Work to be completed: Can you return the records below exactly as they stand, but only from the first line through the one with "import pandas as pd"?

Records to use:
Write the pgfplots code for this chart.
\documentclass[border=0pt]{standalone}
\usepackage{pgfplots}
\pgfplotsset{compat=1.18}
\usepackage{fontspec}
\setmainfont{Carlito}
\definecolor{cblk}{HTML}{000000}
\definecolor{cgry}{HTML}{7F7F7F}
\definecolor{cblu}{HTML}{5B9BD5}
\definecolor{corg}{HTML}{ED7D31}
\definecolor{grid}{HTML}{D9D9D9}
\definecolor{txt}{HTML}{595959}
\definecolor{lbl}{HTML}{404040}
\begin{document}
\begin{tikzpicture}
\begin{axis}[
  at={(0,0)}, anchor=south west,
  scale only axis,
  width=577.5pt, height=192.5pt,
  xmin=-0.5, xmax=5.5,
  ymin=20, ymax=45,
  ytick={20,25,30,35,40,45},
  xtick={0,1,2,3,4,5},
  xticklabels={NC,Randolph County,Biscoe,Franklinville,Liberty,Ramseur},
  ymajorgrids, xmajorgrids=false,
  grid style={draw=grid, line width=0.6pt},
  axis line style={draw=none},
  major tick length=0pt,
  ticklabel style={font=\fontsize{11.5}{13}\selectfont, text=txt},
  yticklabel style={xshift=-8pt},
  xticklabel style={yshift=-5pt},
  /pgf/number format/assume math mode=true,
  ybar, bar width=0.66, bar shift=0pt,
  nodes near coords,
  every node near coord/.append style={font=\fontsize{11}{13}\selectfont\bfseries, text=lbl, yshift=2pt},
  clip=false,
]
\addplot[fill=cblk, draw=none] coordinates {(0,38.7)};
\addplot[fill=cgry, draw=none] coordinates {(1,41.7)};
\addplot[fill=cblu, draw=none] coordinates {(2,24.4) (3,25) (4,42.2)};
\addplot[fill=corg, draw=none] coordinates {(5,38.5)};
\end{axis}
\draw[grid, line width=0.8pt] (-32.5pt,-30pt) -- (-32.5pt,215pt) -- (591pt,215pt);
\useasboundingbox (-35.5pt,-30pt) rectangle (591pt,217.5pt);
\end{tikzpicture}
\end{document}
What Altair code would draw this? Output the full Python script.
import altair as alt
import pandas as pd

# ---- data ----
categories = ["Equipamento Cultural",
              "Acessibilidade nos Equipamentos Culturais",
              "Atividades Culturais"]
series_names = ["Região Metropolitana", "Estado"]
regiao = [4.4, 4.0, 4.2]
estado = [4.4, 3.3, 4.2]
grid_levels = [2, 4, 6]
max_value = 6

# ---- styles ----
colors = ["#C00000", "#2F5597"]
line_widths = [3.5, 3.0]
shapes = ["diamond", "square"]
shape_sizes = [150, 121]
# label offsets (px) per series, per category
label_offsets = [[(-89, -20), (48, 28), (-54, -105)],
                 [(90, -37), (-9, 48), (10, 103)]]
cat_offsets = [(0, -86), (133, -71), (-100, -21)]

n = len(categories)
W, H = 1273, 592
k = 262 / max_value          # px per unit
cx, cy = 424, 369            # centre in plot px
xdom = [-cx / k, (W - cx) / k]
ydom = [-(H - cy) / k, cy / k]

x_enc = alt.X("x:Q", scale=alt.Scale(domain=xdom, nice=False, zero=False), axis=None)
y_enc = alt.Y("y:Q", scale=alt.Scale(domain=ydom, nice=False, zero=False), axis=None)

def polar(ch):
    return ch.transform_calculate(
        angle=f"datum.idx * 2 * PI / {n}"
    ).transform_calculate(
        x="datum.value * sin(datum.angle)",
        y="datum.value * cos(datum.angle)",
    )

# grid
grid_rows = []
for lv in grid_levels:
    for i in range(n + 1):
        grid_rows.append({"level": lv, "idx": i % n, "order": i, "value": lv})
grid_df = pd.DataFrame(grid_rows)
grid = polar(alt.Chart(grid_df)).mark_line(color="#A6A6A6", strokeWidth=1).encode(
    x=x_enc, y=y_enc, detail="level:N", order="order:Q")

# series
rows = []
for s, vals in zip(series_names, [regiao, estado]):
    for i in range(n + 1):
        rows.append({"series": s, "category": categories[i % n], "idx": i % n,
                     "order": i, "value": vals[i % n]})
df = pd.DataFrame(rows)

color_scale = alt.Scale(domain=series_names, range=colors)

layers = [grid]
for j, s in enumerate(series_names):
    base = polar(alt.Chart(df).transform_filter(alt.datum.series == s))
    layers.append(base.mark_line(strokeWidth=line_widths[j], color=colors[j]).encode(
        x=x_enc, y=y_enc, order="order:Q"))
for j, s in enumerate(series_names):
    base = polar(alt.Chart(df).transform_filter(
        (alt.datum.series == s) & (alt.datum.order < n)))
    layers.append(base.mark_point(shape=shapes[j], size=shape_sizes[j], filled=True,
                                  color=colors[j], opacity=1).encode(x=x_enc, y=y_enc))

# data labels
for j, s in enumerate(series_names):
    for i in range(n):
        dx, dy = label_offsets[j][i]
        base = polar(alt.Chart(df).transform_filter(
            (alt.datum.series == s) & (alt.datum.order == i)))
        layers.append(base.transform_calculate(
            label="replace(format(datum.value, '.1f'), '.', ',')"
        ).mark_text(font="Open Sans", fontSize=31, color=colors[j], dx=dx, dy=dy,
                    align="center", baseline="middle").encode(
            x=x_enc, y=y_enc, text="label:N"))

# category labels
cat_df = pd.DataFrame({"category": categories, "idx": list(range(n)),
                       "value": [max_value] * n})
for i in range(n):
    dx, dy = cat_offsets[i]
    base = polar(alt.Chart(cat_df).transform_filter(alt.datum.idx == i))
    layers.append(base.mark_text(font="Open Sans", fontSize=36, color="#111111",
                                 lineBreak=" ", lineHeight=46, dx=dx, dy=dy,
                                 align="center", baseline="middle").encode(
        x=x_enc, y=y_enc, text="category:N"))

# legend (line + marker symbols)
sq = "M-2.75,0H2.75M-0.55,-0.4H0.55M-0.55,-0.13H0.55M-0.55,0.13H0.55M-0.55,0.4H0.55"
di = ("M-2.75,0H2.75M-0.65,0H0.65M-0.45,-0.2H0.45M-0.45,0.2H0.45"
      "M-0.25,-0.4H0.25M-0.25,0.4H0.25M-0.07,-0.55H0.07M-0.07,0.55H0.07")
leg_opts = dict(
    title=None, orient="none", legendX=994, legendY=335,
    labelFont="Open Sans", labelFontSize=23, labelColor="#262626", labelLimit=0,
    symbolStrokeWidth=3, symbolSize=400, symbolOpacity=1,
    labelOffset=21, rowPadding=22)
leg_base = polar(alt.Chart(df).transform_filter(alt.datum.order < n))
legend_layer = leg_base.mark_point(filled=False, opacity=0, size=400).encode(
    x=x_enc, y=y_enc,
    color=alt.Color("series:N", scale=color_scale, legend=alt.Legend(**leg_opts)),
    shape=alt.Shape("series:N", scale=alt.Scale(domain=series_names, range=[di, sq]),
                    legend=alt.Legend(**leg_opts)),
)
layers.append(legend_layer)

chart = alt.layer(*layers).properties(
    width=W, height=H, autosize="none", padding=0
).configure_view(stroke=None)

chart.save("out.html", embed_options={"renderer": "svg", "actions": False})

Complete answer:
Write the pgfplots code for this chart.
\documentclass[border=0pt]{standalone}
\usepackage{pgfplots}
\pgfplotsset{compat=1.18}
\usepackage{fontspec}
\setmainfont{Carlito}
\definecolor{cblk}{HTML}{000000}
\definecolor{cgry}{HTML}{7F7F7F}
\definecolor{cblu}{HTML}{5B9BD5}
\definecolor{corg}{HTML}{ED7D31}
\definecolor{grid}{HTML}{D9D9D9}
\definecolor{txt}{HTML}{595959}
\definecolor{lbl}{HTML}{404040}
\begin{document}
\begin{tikzpicture}
\begin{axis}[
  at={(0,0)}, anchor=south west,
  scale only axis,
  width=577.5pt, height=192.5pt,
  xmin=-0.5, xmax=5.5,
  ymin=20, ymax=45,
  ytick={20,25,30,35,40,45},
  xtick={0,1,2,3,4,5},
  xticklabels={NC,Randolph County,Biscoe,Franklinville,Liberty,Ramseur},
  ymajorgrids, xmajorgrids=false,
  grid style={draw=grid, line width=0.6pt},
  axis line style={draw=none},
  major tick length=0pt,
  ticklabel style={font=\fontsize{11.5}{13}\selectfont, text=txt},
  yticklabel style={xshift=-8pt},
  xticklabel style={yshift=-5pt},
  /pgf/number format/assume math mode=true,
  ybar, bar width=0.66, bar shift=0pt,
  nodes near coords,
  every node near coord/.append style={font=\fontsize{11}{13}\selectfont\bfseries, text=lbl, yshift=2pt},
  clip=false,
]
\addplot[fill=cblk, draw=none] coordinates {(0,38.7)};
\addplot[fill=cgry, draw=none] coordinates {(1,41.7)};
\addplot[fill=cblu, draw=none] coordinates {(2,24.4) (3,25) (4,42.2)};
\addplot[fill=corg, draw=none] coordinates {(5,38.5)};
\end{axis}
\draw[grid, line width=0.8pt] (-32.5pt,-30pt) -- (-32.5pt,215pt) -- (591pt,215pt);
\useasboundingbox (-35.5pt,-30pt) rectangle (591pt,217.5pt);
\end{tikzpicture}
\end{document}
What Altair code would draw this? Output the full Python script.
import altair as alt
import pandas as pd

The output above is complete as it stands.